Todas essas observações são integrantes da minha satisfação, em resumo, de ter assistido ao espetáculo. Fiquei especialmente contente pela declaração de Júlio em defesa da arte cênica como saída possível para um mundo melhor, pelo organicíssimo jogo entre os atores, e pelo trabalho de atuação de Fabrizio Gorziza. Não posso deixar de referir que Fabrizio começou fazendo teatro, há mais de 10 anos, em uma oficina da Cia Teatro ao Quadrado com direção da Margarida Peixoto e texto meu. Também foi por nosso intermédio que Fabrizio fez seu primeiro trabalho profissional em teatro, justamente o Hamlet dirigido por Luciano Alabarse, em 2006. Depois, fui colega de palco de Fabrizio em vários espetáculos, e agora, vendo um ator maduro, cheio de recursos, inteligente cenicamente, fico orgulhoso e na expectativa de voos ainda mais altos.

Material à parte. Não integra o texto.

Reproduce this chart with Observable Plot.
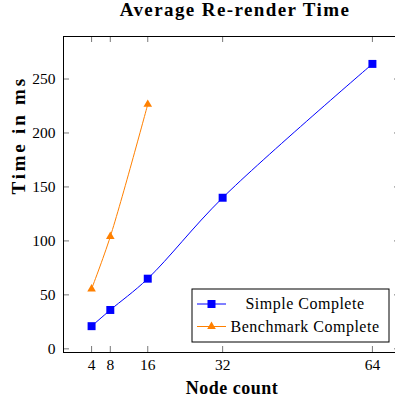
<!DOCTYPE html>
<html><head><meta charset="utf-8">
<script src="https://cdn.jsdelivr.net/npm/d3@7"></script>
<script src="https://cdn.jsdelivr.net/npm/@observablehq/plot@0.6"></script>
<style>body{margin:0;overflow:hidden;background:#fff} svg{max-width:none !important}</style>
</head><body><div id="chart"></div>
<script>
const simpleNodeCounts = [4, 8, 16, 32, 64];
const simpleComplete = [21, 36, 65, 140, 264];
const benchmarkNodeCounts = [4, 8, 16];
const benchmarkComplete = [55.5, 104, 226.5];
const xTicks = [4, 8, 16, 32, 64];
const yTicks = [0, 50, 100, 150, 200, 250];
const seriesNames = ["Simple Complete", "Benchmark Complete"];
const seriesColors = ["#0000ff", "#ff8000"];
const titleText = "Average Re-render Time";
const xLabel = "Node count";
const yLabel = "Time in ms";

const serif = "'Liberation Serif', 'DejaVu Serif', serif";
const simple = simpleNodeCounts.map((x, i) => ({x, y: simpleComplete[i]}));
const bench = benchmarkNodeCounts.map((x, i) => ({x, y: benchmarkComplete[i]}));

const W = 400, H = 400, mL = 63, mR = 0, mT = 36, mB = 48;
const pw = W - mL - mR, ph = H - mT - mB, tl = 6;

const chart = Plot.plot({
  width: W, height: H,
  marginLeft: mL, marginRight: mR, marginTop: mT, marginBottom: mB,
  style: {fontFamily: serif, fontSize: "15px", color: "black", background: "white", overflow: "visible", maxWidth: "none"},
  x: {domain: [-2, 70]},
  y: {domain: [-3.4, 289.4]},
  marks: [
    Plot.tickX(xTicks, {x: d => d, insetTop: ph - tl, stroke: "#555", strokeWidth: 0.8}),
    Plot.tickX(xTicks, {x: d => d, insetBottom: ph - tl, stroke: "#555", strokeWidth: 0.8}),
    Plot.tickY(yTicks, {y: d => d, insetRight: pw - tl, stroke: "#555", strokeWidth: 0.8}),
    Plot.tickY(yTicks, {y: d => d, insetLeft: pw - tl, stroke: "#555", strokeWidth: 0.8}),
    Plot.axisX({ticks: xTicks, tickSize: 0, tickPadding: 6, label: null, fontSize: 15.5}),
    Plot.axisY({ticks: yTicks, tickSize: 0, tickPadding: 8, label: null, fontSize: 15.5}),
    Plot.line(simple, {x: "x", y: "y", stroke: seriesColors[0], strokeWidth: 1, curve: "catmull-rom"}),
    Plot.line(bench, {x: "x", y: "y", stroke: seriesColors[1], strokeWidth: 1, curve: "catmull-rom"}),
    Plot.dot(simple, {x: "x", y: "y", symbol: "square", r: 4.5, fill: seriesColors[0], stroke: "none"}),
    Plot.dot(bench, {x: "x", y: "y", symbol: "triangle", r: 3.2, fill: seriesColors[1], stroke: "none"}),
    Plot.frame({stroke: "black", strokeWidth: 1}),
    Plot.text([titleText], {text: d => d, frameAnchor: "top", lineAnchor: "middle", dy: -27, dx: 3, fontWeight: "bold", fontSize: 19}),
    Plot.text([xLabel], {text: d => d, frameAnchor: "bottom", lineAnchor: "middle", dy: 36, fontWeight: "bold", fontSize: 18}),
    Plot.text([yLabel], {text: d => d, frameAnchor: "left", lineAnchor: "middle", dx: -45, rotate: -90, fontWeight: "bold", fontSize: 19})
  ]
});
document.getElementById("chart").append(chart);

// letter spacing to approximate the wider Computer Modern metrics
const svg = d3.select(chart);
svg.selectAll("text").each(function() {
  const t = this.textContent;
  if (t === titleText) this.setAttribute("letter-spacing", "1.4");
  if (t === xLabel) this.setAttribute("letter-spacing", "0.5");
  if (t === yLabel) this.setAttribute("letter-spacing", "2.8");
});

// legend (inside the plot, lower right)
const lg = svg.append("g").attr("font-family", serif).attr("font-size", 16);
const lx = 192, ly = 289, lw = 197, lh = 53;
lg.append("rect").attr("x", lx).attr("y", ly).attr("width", lw).attr("height", lh)
  .attr("fill", "white").attr("stroke", "black").attr("stroke-width", 1);
const symbols = [d3.symbolSquare, d3.symbolTriangle];
const sizes = [64, 32];
seriesNames.forEach((name, i) => {
  const cy = ly + 15 + i * 22.5;
  lg.append("line").attr("x1", lx + 5).attr("x2", lx + 34).attr("y1", cy).attr("y2", cy)
    .attr("stroke", seriesColors[i]).attr("stroke-width", 1);
  lg.append("path").attr("d", d3.symbol(symbols[i], sizes[i])())
    .attr("transform", `translate(${lx + 19.5},${cy})`).attr("fill", seriesColors[i]);
  lg.append("text").attr("x", 305).attr("y", cy).attr("dy", "0.32em")
    .attr("text-anchor", "middle").attr("letter-spacing", "0.5").attr("fill", "black").text(name);
});
</script></body></html>
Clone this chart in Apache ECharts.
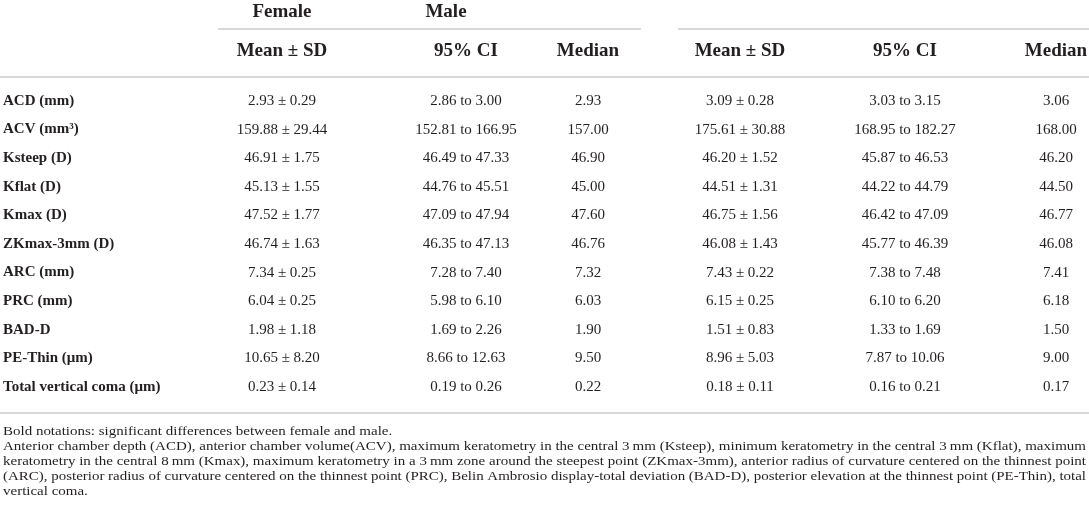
<!DOCTYPE html>
<html>
<head>
<meta charset="utf-8">
<script src="https://cdn.jsdelivr.net/npm/echarts@6/dist/echarts.min.js"></script>
<style>
html, body { margin: 0; padding: 0; background: #fff; }
#chart { width: 1089px; height: 518px; }
</style>
</head>
<body>
<div id="chart"></div>
<script>
// table data
var rowLabels = ['ACD (mm)', 'ACV (mm³)', 'Ksteep (D)', 'Kflat (D)', 'Kmax (D)', 'ZKmax-3mm (D)',
    'ARC (mm)', 'PRC (mm)', 'BAD-D', 'PE-Thin (μm)', 'Total vertical coma (μm)'];

var femaleMean = [2.93, 159.88, 46.91, 45.13, 47.52, 46.74, 7.34, 6.04, 1.98, 10.65, 0.23];
var femaleSD = [0.29, 29.44, 1.75, 1.55, 1.77, 1.63, 0.25, 0.25, 1.18, 8.20, 0.14];
var femaleCILow = [2.86, 152.81, 46.49, 44.76, 47.09, 46.35, 7.28, 5.98, 1.69, 8.66, 0.19];
var femaleCIHigh = [3.00, 166.95, 47.33, 45.51, 47.94, 47.13, 7.40, 6.10, 2.26, 12.63, 0.26];
var femaleMedian = [2.93, 157.00, 46.90, 45.00, 47.60, 46.76, 7.32, 6.03, 1.90, 9.50, 0.22];

var maleMean = [3.09, 175.61, 46.20, 44.51, 46.75, 46.08, 7.43, 6.15, 1.51, 8.96, 0.18];
var maleSD = [0.28, 30.88, 1.52, 1.31, 1.56, 1.43, 0.22, 0.25, 0.83, 5.03, 0.11];
var maleCILow = [3.03, 168.95, 45.87, 44.22, 46.42, 45.77, 7.38, 6.10, 1.33, 7.87, 0.16];
var maleCIHigh = [3.15, 182.27, 46.53, 44.79, 47.09, 46.39, 7.48, 6.20, 1.69, 10.06, 0.21];
var maleMedian = [3.06, 168.00, 46.20, 44.50, 46.77, 46.08, 7.41, 6.18, 1.50, 9.00, 0.17];

var groupHeads = ['Female', 'Male'];
var columnHeads = ['Mean ± SD', '95% CI', 'Median', 'Mean ± SD', '95% CI', 'Median'];

var notes = [
    'Bold notations: significant differences between female and male.',
    'Anterior chamber depth (ACD), anterior chamber volume(ACV), maximum keratometry in the central 3\u2009mm (Ksteep), minimum keratometry in the central 3\u2009mm (Kflat), maximum',
    'keratometry in the central 8\u2009mm (Kmax), maximum keratometry in a 3\u2009mm zone around the steepest point (ZKmax-3mm), anterior radius of curvature centered on the thinnest point',
    '(ARC), posterior radius of curvature centered on the thinnest point (PRC), Belin Ambrosio display-total deviation (BAD-D), posterior elevation at the thinnest point (PE-Thin), total',
    'vertical coma.'
];
var notesJustified = [false, true, true, true, false];

// layout
var FONT = '"Liberation Serif", "DejaVu Serif", serif';
var INK = '#231f20';
var RULE = '#cccccc';
var W = 1089;
var LABEL_X = 3;
var COL_X = [282, 466, 588, 740, 905, 1056];
var GROUP_X = [282, 446];
var HEAD1_Y = 12, HEAD2_Y = 51;
var HEAD_SIZE = 19;
var NOTE_Y = [431, 446, 461, 476, 491];
var NOTE_SIZE = 13.5;

function f2(v) { return v.toFixed(2); }

function rowCells(i) {
    return [
        f2(femaleMean[i]) + ' ± ' + f2(femaleSD[i]),
        f2(femaleCILow[i]) + ' to ' + f2(femaleCIHigh[i]),
        f2(femaleMedian[i]),
        f2(maleMean[i]) + ' ± ' + f2(maleSD[i]),
        f2(maleCILow[i]) + ' to ' + f2(maleCIHigh[i]),
        f2(maleMedian[i])
    ];
}

function txt(x, y, text, size, weight, align) {
    return {
        type: 'text',
        silent: true,
        style: {
            x: x, y: y, text: text,
            fontFamily: FONT, fontSize: size, fontWeight: weight || 'normal',
            fill: INK, align: align || 'center', verticalAlign: 'middle'
        }
    };
}

function rule(y, x1, x2) {
    return {
        type: 'line', silent: true,
        shape: { x1: x1, y1: y, x2: x2, y2: y },
        style: { stroke: RULE, lineWidth: 1.6 }
    };
}

// the source face is wider than Liberation Serif, so footnote lines are
// stretched horizontally to fill the measure like the justified original
var ctx = document.createElement('canvas').getContext('2d');
function measure(s) {
    ctx.font = NOTE_SIZE + 'px ' + FONT;
    return ctx.measureText(s).width;
}

var noteScale = notes.map(function (line, k) {
    return notesJustified[k] ? (W - 2 * LABEL_X) / measure(line) : null;
});
var justified = noteScale.filter(function (s) { return s; });
var avgScale = justified.reduce(function (a, b) { return a + b; }, 0) / justified.length;

var graphics = [];
groupHeads.forEach(function (h, k) { graphics.push(txt(GROUP_X[k], HEAD1_Y, h, HEAD_SIZE, 'bold')); });
columnHeads.forEach(function (h, c) { graphics.push(txt(COL_X[c], HEAD2_Y, h, HEAD_SIZE, 'bold')); });
graphics.push(rule(29, 218, 641), rule(29, 678, W), rule(77, 0, W), rule(413, 0, W));

notes.forEach(function (line, k) {
    var t = txt(0, 0, line, NOTE_SIZE, 'normal', 'left');
    t.x = LABEL_X;
    t.y = NOTE_Y[k];
    t.scaleX = noteScale[k] || avgScale;
    graphics.push(t);
});

var chart = echarts.init(document.getElementById('chart'));
chart.setOption({
    animation: false,
    backgroundColor: '#fff',
    grid: { left: 0, right: 0, top: 86.7, height: 314.6 },
    xAxis: { type: 'value', min: 0, max: W, show: false },
    yAxis: { type: 'category', data: rowLabels, inverse: true, show: false },
    graphic: graphics,
    series: [{
        type: 'custom',
        clip: false,
        silent: true,
        data: rowLabels.map(function (_, i) { return [0, i]; }),
        encode: { x: 0, y: 1 },
        renderItem: function (params, api) {
            var i = api.value(1);
            var cy = api.coord([0, i])[1];
            var children = [txt(api.coord([LABEL_X, i])[0], cy, rowLabels[i], 15, 'bold', 'left')];
            rowCells(i).forEach(function (t, c) {
                children.push(txt(api.coord([COL_X[c], i])[0], cy, t, 15, 'normal', 'center'));
            });
            return { type: 'group', children: children };
        }
    }]
});
</script>
</body>
</html>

Sobre a encenação do Júlio, me alegra essa mescla entre um teatro mais clássico, aristotélico, com piscadelas pós dramáticas, que tornam a assistência prazerosa e vívida. Soluções simples e criativas, um investimento claro no trabalho dos atores, e uma vontade de falar do mundo atual, mesmo que essa escolha ponha em risco algum tipo de "unidade" dramática. Correr riscos é assim. Fazer teatro é correr riscos. E fazer teatro sem incentivos, a não ser o auto incentivo, que nos faz acreditar que arte é importante, e que precisamos exercê-la para sentirmos "que estamos de volta". Júlio não tinha saído, sempre esteve aqui, no bloco daqueles que constroem e ajudaram a construir a história do teatro em Porto Alegre.